Was the ending really that bad? As was said before, if you haven't seen the movie yet (and you didn't read previous postings to spoil it either) then stop reading. now!
The war ended (for now) and the fact that Neo & Trinity die isn't that big of a deal to me (everyone dies eventually, right?) It's funny to me the way "cinematic license" lets characters suffer mortal wounds that let them live just long enough to say all the last words that they want to say - as opposed to getting killed instantly, or continuing to live even as long as 1 minute or more after finally finishing whatever it happened to be that they wanted to say!
I was kinda hoping that Neo would discover that the "real" world would actually turn out to be a "2nd" matrix. How else would he have the power to knock out Sentinels, etc in the "real" world? If that was the real world, then mathematical anomolies would be irrelevant. Neo would
NOT be able to have any power in the real world!
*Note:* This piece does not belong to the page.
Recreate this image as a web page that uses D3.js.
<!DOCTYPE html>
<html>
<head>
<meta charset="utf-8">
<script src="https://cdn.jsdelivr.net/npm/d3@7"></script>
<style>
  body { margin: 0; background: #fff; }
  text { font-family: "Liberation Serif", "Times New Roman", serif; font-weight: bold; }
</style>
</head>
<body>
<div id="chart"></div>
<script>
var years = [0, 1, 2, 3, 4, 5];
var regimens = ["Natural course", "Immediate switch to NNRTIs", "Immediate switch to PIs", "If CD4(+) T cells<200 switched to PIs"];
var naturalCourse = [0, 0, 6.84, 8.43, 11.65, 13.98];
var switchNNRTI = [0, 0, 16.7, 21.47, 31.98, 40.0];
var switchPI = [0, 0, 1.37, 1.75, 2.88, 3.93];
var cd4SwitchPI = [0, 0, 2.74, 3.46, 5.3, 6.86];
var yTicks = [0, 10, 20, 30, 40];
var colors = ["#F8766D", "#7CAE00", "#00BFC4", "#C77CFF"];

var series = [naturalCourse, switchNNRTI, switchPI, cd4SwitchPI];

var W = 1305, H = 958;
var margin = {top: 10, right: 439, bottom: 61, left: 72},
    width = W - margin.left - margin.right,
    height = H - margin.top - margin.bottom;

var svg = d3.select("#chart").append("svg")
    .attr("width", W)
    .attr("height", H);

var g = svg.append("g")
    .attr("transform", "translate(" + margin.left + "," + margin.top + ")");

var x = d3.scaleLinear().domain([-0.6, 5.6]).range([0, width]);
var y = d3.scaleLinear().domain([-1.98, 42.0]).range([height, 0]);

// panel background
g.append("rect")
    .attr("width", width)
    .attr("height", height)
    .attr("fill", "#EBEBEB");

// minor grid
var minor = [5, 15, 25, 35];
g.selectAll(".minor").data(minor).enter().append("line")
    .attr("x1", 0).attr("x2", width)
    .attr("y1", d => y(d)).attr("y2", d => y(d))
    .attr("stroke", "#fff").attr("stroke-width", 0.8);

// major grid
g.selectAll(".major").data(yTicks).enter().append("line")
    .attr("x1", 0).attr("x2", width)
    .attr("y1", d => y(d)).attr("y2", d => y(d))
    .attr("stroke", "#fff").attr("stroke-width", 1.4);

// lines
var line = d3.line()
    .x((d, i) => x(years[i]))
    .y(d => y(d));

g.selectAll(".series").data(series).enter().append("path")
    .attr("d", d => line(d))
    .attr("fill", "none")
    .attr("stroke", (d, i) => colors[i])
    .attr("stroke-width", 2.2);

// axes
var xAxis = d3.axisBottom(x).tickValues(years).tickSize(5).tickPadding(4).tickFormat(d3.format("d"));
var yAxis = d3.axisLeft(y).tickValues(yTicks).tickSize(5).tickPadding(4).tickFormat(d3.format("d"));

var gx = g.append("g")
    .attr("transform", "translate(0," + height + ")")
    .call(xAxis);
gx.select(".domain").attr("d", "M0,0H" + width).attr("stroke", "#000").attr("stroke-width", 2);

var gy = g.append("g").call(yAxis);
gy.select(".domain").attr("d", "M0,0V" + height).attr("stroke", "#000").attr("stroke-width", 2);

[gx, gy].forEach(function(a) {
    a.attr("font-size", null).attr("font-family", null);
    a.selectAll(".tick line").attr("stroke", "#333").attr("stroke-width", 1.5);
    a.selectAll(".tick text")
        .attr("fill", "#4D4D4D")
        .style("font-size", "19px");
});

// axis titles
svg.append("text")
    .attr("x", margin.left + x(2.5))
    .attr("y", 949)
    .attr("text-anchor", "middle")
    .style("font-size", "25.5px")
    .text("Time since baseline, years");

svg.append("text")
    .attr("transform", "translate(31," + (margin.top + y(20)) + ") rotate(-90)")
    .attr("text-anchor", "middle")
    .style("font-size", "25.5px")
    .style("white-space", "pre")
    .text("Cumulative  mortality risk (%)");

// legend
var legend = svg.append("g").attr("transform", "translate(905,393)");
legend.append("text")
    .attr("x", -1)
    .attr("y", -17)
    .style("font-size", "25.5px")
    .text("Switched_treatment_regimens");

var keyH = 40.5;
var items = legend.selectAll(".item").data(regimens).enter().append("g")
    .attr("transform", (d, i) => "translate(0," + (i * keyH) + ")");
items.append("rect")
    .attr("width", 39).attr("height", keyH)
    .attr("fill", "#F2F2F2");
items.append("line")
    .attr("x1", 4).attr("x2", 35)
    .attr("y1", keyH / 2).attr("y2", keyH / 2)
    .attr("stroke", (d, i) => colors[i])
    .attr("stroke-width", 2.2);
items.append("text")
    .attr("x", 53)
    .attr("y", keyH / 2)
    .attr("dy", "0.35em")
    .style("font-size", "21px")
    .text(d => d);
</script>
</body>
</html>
If he had been blinded, he would not have been able to "see" any of the "energy" that he could, in a very Matrix-like fashion, as well as be "jacked in" without actually
BEING "jacked in." But in this case, the answer is simple - that is the way the script writer chose to write the story.
I sort of liked the new idea that you can't see beyond a choice you don't understand, but was kinda dissapointed that the Oracle wasn't as powerful/omniscient as she was portrayed to be in M1.
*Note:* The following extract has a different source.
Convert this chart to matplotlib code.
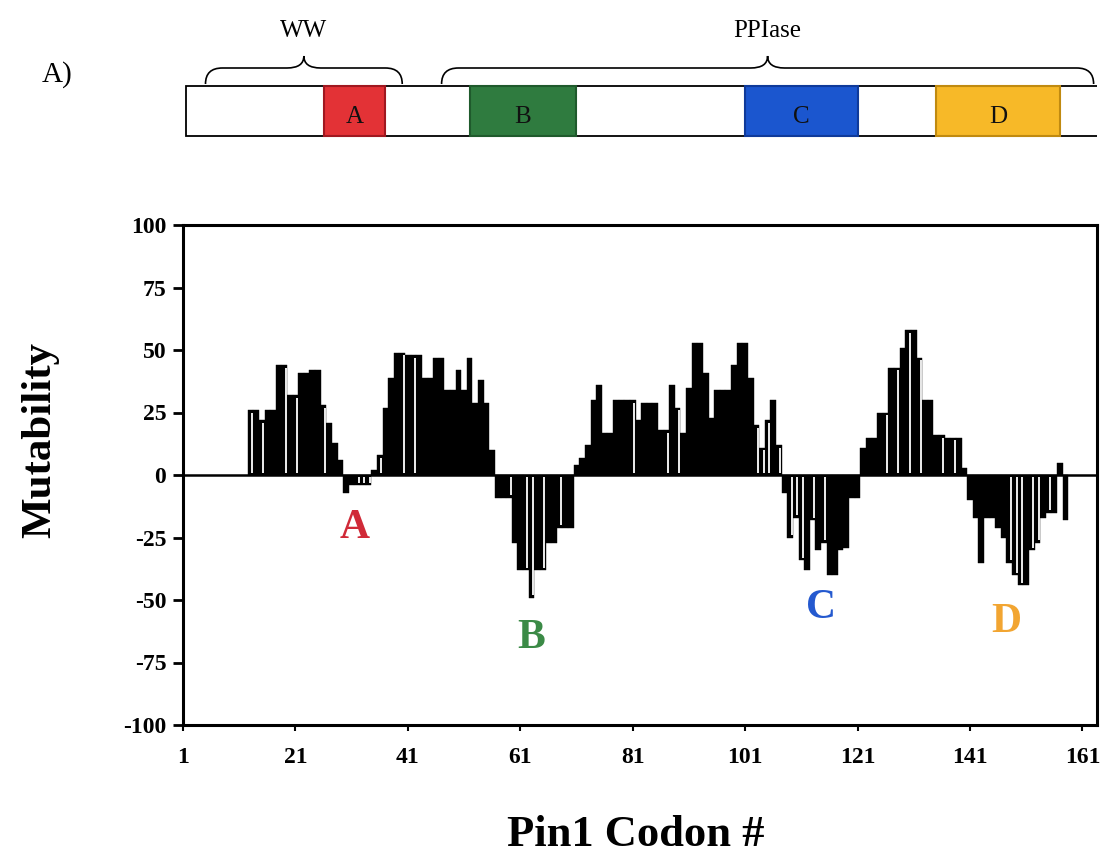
import matplotlib
matplotlib.use("Agg")
import matplotlib.pyplot as plt
from matplotlib.patches import Rectangle, PathPatch
from matplotlib.path import Path

plt.rcParams['font.family'] = ['Liberation Serif', 'DejaVu Serif']
plt.rcParams['axes.unicode_minus'] = False

# per-codon mutability, codons 13..158
codons = list(range(13, 159))
mutability = [
    26, 26, 22, 26, 26, 44, 44, 32, 32, 41,      # 13-22
    41, 42, 42, 28, 21, 13, 6, -7, -4, -4,       # 23-32
    -4, -4, 2, 8, 27, 39, 49, 49, 48, 48,        # 33-42
    48, 39, 39, 47, 47, 34, 34, 42, 34, 47,      # 43-52
    29, 38, 29, 10, -9, -9, -9, -27, -38, -38,   # 53-62
    -49, -38, -38, -27, -27, -21, -21, -21, 4, 7,  # 63-72
    12, 30, 36, 17, 17, 30, 30, 30, 30, 22,      # 73-82
    29, 29, 29, 18, 18, 36, 27, 17, 35, 53,      # 83-92
    53, 41, 23, 34, 34, 34, 44, 53, 53, 39,      # 93-102
    20, 11, 22, 30, 12, -7, -25, -17, -34, -38,  # 103-112
    -18, -30, -27, -40, -40, -30, -29, -9, -9, 11,  # 113-122
    15, 15, 25, 25, 43, 43, 51, 58, 58, 47,      # 123-132
    30, 30, 16, 16, 15, 15, 15, 3, -10, -17,     # 133-142
    -35, -17, -17, -21, -25, -35, -40, -44, -44, -30,  # 143-152
    -27, -17, -15, -15, 5, -18,                  # 153-158
]
# bars drawn with a white inner stripe in the original
outlined = [13, 15, 19, 21, 26, 32, 33, 34, 36, 40, 42, 59, 62, 63, 65, 68,
            81, 87, 89, 103, 104, 105, 107, 109, 110, 111, 113, 115, 126, 128,
            130, 132, 136, 138, 148, 149, 150, 152, 153, 155]

x_ticks = [1, 21, 41, 61, 81, 101, 121, 141, 161]
y_ticks = [-100, -75, -50, -25, 0, 25, 50, 75, 100]

region_names = ['A', 'B', 'C', 'D']
region_start = [26, 52, 101, 135]
region_end = [37, 71, 121, 157]
region_fill = ['#e33236', '#2f7b3f', '#1b56cf', '#f7b928']
region_edge = ['#a01820', '#1f5a2c', '#0f3a9a', '#c08a10']
region_text = ['#d02a38', '#3b8a46', '#2459cf', '#f2a531']
region_label_x = [31.5, 63, 114.5, 147.5]
region_label_y = [-21, -65, -53, -59]

domain_names = ['WW', 'PPIase']
domain_start = [5, 47]
domain_end = [40, 163]
protein_length = 163

fig = plt.figure(figsize=(11.01, 8.61), dpi=100)
left, width = 183 / 1101, 914 / 1101
ax = fig.add_axes([left, 1 - 725 / 861, width, 500 / 861])

ax.bar(codons, mutability, width=1.0, color='black', edgecolor='black', linewidth=0.3)
for c, v in zip(codons, mutability):
    if c in outlined:
        s = 1 if v >= 0 else -1
        ax.vlines(c + 0.28, s * 0.8, v - s * 1.0, color='white', linewidth=1.3)
ax.axhline(0, color='black', linewidth=1.8)

ax.set_xlim(1, 163.6)
ax.set_ylim(-100, 100)
ax.set_xticks(x_ticks)
ax.set_xticklabels([str(t) for t in x_ticks], fontsize=17, fontweight='bold')
ax.set_yticks(y_ticks)
ax.set_yticklabels([str(t) for t in y_ticks], fontsize=17, fontweight='bold')
ax.tick_params(axis='y', direction='out', length=7, width=2, pad=5)
ax.tick_params(axis='x', direction='out', length=4, width=1.5, pad=12)
for sp in ax.spines.values():
    sp.set_linewidth(2.2)

ax.set_ylabel('Mutability', fontsize=31, fontweight='bold')
ax.yaxis.set_label_coords(-0.135, 0.57)
ax.set_xlabel('Pin1 Codon #', fontsize=32, fontweight='bold')
ax.xaxis.set_label_coords(0.495, -0.18)

for name, lx, ly, col in zip(region_names, region_label_x, region_label_y, region_text):
    ax.text(lx, ly, name, color=col, fontsize=30, fontweight='bold',
            ha='center', va='center')

# domain diagram on top
top = fig.add_axes([left, 1 - 150 / 861, width, 150 / 861])
top.set_xlim(1, 163.6)
top.set_ylim(150, 0)
top.axis('off')

top.add_patch(Rectangle((1.5, 86), protein_length, 50, facecolor='white',
                        edgecolor='black', linewidth=1.3))
for name, s, e, fc, ec in zip(region_names, region_start, region_end, region_fill, region_edge):
    top.add_patch(Rectangle((s, 86), e - s, 50, facecolor=fc, edgecolor=ec, linewidth=1.5))
    top.text((s + e) / 2, 117, name, fontsize=18, ha='center', va='center', color='#111111')

yb, yt, ytip, r = 84, 68, 56, 3
for name, x0, x1 in zip(domain_names, domain_start, domain_end):
    xm = (x0 + x1) / 2
    verts = [(x0, yb), (x0, yt), (x0 + r, yt), (xm - r, yt), (xm, yt), (xm, ytip),
             (xm, yt), (xm + r, yt), (x1 - r, yt), (x1, yt), (x1, yb)]
    codes = [Path.MOVETO, Path.CURVE3, Path.CURVE3, Path.LINETO, Path.CURVE3, Path.CURVE3,
             Path.CURVE3, Path.CURVE3, Path.LINETO, Path.CURVE3, Path.CURVE3]
    top.add_patch(PathPatch(Path(verts, codes), facecolor='none', edgecolor='black', linewidth=1.2))
    top.text(xm, 31, name, fontsize=18, ha='center', va='center')

fig.text(57 / 1101, 1 - 75 / 861, 'A)', fontsize=21, ha='center', va='center')

fig.savefig('out.png', dpi=100)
Refresh my memory about when Neo was jacked in w/o actually being wired in? (When he was at the "train station?") And then how would you jack someone out if they weren't jacked in, in the first place?

Being at the train station seems like being "half jacked?" I mean, the trainmaster can pass between the Matrix and his rail network (along with Morpheous and Trinity) and has so much power that he can land a solid punch without Neo having any ability to react to it? And Neo forced himself into the train station by knocking out the sentinels? but then exited through the train, back to the Matrix and then unjacked into the "real world?"
I felt like they came close to making some good suggestions about "God" (as they portrayed the "Architect" in M2) although they didn't go any further with it in M3 - but I guess the script was up to someone else, huh?
It was interesting to me the way Smith started talking, saying "yes, you were laying right there, and then I say..." b/c it reminds myself sometimes of the way I experience "deja vue"
On an interesting note, Smith becomes like a virus himself(inserting himself into others) and replicating his number in this manner. Remember in M1 when Smith is talking to/interrogating Morpheous about humans not being mammals, but humans being more like a virus?
What other trilogies did you not like the way they ended?